I costruttori di microcar e il loro più convinto accusatore si sono messi a lavorare insieme per la sicurezza. Oggi, in concomitanza col via del nuovo decennio per il quale la Ue ha fissato l'obiettivo di un ulteriore dimezzamento delle vittime della strada e l'Onu ha posto le basi per un'azione a livello mondiale (Scarica Decennio Ue e Onu Aci), a Roma è stato allestito un campus congiunto per far vedere ai giovani come una microcar va guidata per non essere pericolosa (Scarica Safety Day Roma_DEFINITIVO). Oltre alla Fondazione Ania, che da tempo preme sulla formazione dei giovanissimi, in campo sono scesi sia l'Ancma (l'associazione dei costruttori) sia l'Aiscam, associazione che si occupa di sicurezza ed è presieduta da Filippo Moscarini, che è appunto il grande accusatore.
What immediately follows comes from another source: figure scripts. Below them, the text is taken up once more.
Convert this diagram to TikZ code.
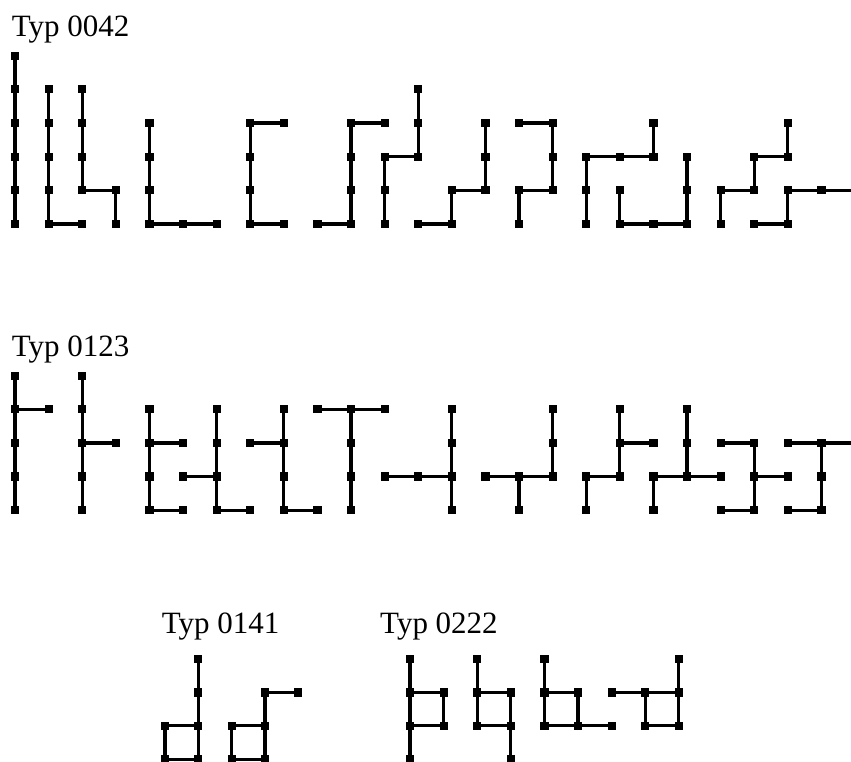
\documentclass[tikz,border=0pt]{standalone}
\usepackage{fontspec}
\setmainfont{Liberation Serif}
\begin{document}
\begin{tikzpicture}[x=1pt,y=-1pt,
  sq/.style={fill=black,rectangle,minimum size=8.2pt,inner sep=0pt,outer sep=0pt},
  seg/.style={line width=3.2pt},
  lab/.style={anchor=base west,inner sep=0pt,font=\fontsize{31}{36}\selectfont}]
\useasboundingbox (0,0) rectangle (851,762);
\clip (0,0) rectangle (851,762);
% labels
\node[lab] (l1) at (11.7,36.7) {Typ 0042};
\node[lab] (l2) at (11.7,356.7) {Typ 0123};
\node[lab] (l3) at (161.7,633.3) {Typ 0141};
\node[lab] (l4) at (380,633.3) {Typ 0222};
% top block
\foreach \i/\j in {0/0,0/1,0/2,0/3,0/4,0/5, 1/1,1/2,1/3,1/4,1/5,2/5, 2/1,2/2,2/3,2/4,3/4,3/5,
  4/2,4/3,4/4,4/5,5/5,6/5, 8/2,7/2,7/3,7/4,7/5,8/5, 9/5,10/5,10/4,10/3,10/2,11/2,
  12/1,12/2,12/3,11/3,11/4,11/5, 12/5,13/5,13/4,14/4,14/3,14/2, 15/2,16/2,16/3,16/4,15/4,15/5,
  19/2,19/3,18/3,17/3,17/4,17/5, 18/4,18/5,19/5,20/5,20/4,20/3, 23/2,23/3,22/3,22/4,21/4,21/5,
  22/5,23/5,23/4,24/4}
  \node[sq] (a\i-\j) at ({15+33.6*\i},{55.7+33.66*\j}) {};
\coordinate (endA) at (860,{55.7+33.66*4});
\foreach \p/\q in {a0-0/a0-5, a1-1/a1-5, a1-5/a2-5, a2-1/a2-4, a2-4/a3-4, a3-4/a3-5,
  a4-2/a4-5, a4-5/a6-5, a8-2/a7-2, a7-2/a7-5, a7-5/a8-5, a9-5/a10-5, a10-5/a10-2, a10-2/a11-2,
  a12-1/a12-3, a12-3/a11-3, a11-3/a11-5, a12-5/a13-5, a13-5/a13-4, a13-4/a14-4, a14-4/a14-2,
  a15-2/a16-2, a16-2/a16-4, a16-4/a15-4, a15-4/a15-5, a19-2/a19-3, a19-3/a17-3, a17-3/a17-5,
  a18-4/a18-5, a18-5/a20-5, a20-5/a20-3, a23-2/a23-3, a23-3/a22-3, a22-3/a22-4, a22-4/a21-4,
  a21-4/a21-5, a22-5/a23-5, a23-5/a23-4, a23-4/a24-4, a24-4/endA}
  \draw[seg] (\p) -- (\q);
% middle block
\foreach \i/\j in {0/0,0/1,0/2,0/3,0/4,1/1, 2/0,2/1,2/2,2/3,2/4,3/2, 4/1,4/2,4/3,4/4,5/2,5/4,
  6/1,6/2,6/3,6/4,5/3,7/4, 8/1,8/2,8/3,8/4,7/2,9/4, 9/1,10/1,11/1,10/2,10/3,10/4,
  13/1,13/2,13/3,13/4,11/3,12/3, 16/1,16/2,16/3,15/3,14/3,15/4, 18/1,18/2,18/3,19/2,17/3,17/4,
  20/1,20/2,20/3,19/3,21/3,19/4, 21/2,22/2,22/3,23/3,22/4,21/4, 23/2,24/2,24/3,24/4,23/4}
  \node[sq] (b\i-\j) at ({15+33.6*\i},{375.7+33.6*\j}) {};
\coordinate (endB) at (860,{375.7+33.6*2});
\foreach \p/\q in {b0-0/b0-4, b0-1/b1-1, b2-0/b2-4, b2-2/b3-2, b4-1/b4-4, b4-2/b5-2, b4-4/b5-4,
  b6-1/b6-4, b5-3/b6-3, b6-4/b7-4, b8-1/b8-4, b7-2/b8-2, b8-4/b9-4, b9-1/b11-1, b10-1/b10-4,
  b13-1/b13-4, b11-3/b13-3, b16-1/b16-3, b14-3/b16-3, b15-3/b15-4,
  b18-1/b18-3, b18-2/b19-2, b17-3/b18-3, b17-3/b17-4, b20-1/b20-3, b19-3/b21-3, b19-3/b19-4,
  b21-2/b22-2, b22-2/b22-4, b22-3/b23-3, b21-4/b22-4, b23-2/b24-2, b24-2/endB, b24-2/b24-4, b23-4/b24-4}
  \draw[seg] (\p) -- (\q);
% Typ 0141
\foreach \i/\j in {1/0,1/1,1/2,0/2,0/3,1/3, 4/1,3/1,3/2,2/2,2/3,3/3}
  \node[sq] (c\i-\j) at ({165+33.3*\i},{659+33.4*\j}) {};
\foreach \p/\q in {c1-0/c1-3, c0-2/c1-2, c0-2/c0-3, c0-3/c1-3,
  c4-1/c3-1, c3-1/c3-3, c2-2/c3-2, c2-2/c2-3, c2-3/c3-3}
  \draw[seg] (\p) -- (\q);
% Typ 0222
\foreach \i/\j in {0/0,0/1,0/2,0/3,1/1,1/2, 2/0,2/1,2/2,3/1,3/2,3/3, 4/0,4/1,4/2,5/1,5/2,6/2,
  6/1,7/1,8/1,8/0,8/2,7/2}
  \node[sq] (d\i-\j) at ({410+33.6*\i},{659+33.4*\j}) {};
\foreach \p/\q in {d0-0/d0-3, d0-1/d1-1, d1-1/d1-2, d0-2/d1-2,
  d2-0/d2-2, d2-1/d3-1, d3-1/d3-3, d2-2/d3-2,
  d4-0/d4-2, d4-1/d5-1, d5-1/d5-2, d4-2/d6-2,
  d6-1/d8-1, d8-0/d8-2, d7-1/d7-2, d7-2/d8-2}
  \draw[seg] (\p) -- (\q);
\end{tikzpicture}
\end{document}
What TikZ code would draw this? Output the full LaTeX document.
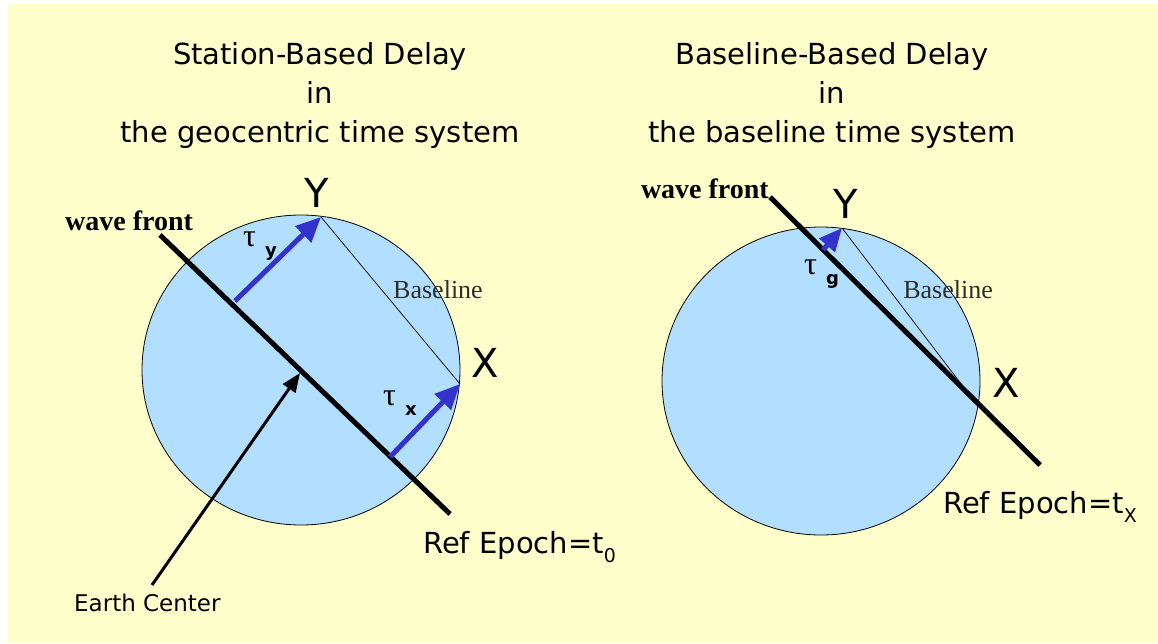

Una buona notizia, visto che pure quella che doveva essere la novità dell'anno (la prova pratica per ottenere il patentino) rischia di essere un flop: in teoria, ci si può esercitare su un motorino, fare l'esame sempre su un due ruote e poi, con la licenza di guida, mettersi al volante di una microcar come se niente fosse. Su questo ha storto il naso anche un soggetto istituzionale come la Regione Emilia-Romagna (grazie a Paoblog per la segnalazione).
Moscarini (un cognome che conta nell'automobilismo italiano e nel giornalismo di settore) è l'ingegnere che dirige la struttura di prova Isam di Anagni (Frosinone) e da tempo non ha peli sulla lingua nel denunciare la pericolosità delle microcar. Ultimamente ha precisato che il problema sta soprattutto nella comunicazione: la gente pensa di aver comprato al figlio un'automobile vera (magari per lavarsi la coscienza sulla scarsa formazione che genitori e istituzioni in questo Paese danno agli aspiranti guidatori) e invece gli lasciano in mano un mezzo che ha limiti di aderenza e frenata più bassi.
In ogni caso, fa piacere vedere che si lavora tutti per lo stesso obiettivo. Soprattutto, fa piacere che l'Ancma promuova iniziative per formare i suoi potenziali clienti, evitando per quanto possibile che finiscano sulle cronache dei giornali (sempre molto attente al problema, nonostante sia quasi esclusivamente limitato a Roma) come vittime della strada. I costruttori hanno spesso preferito difendere la bontà del loro prodotto, non sottolineandone abbastanza i limiti e quindi creando nella gente aspettative troppo alte. Un errore di comunicazione che hanno pagato.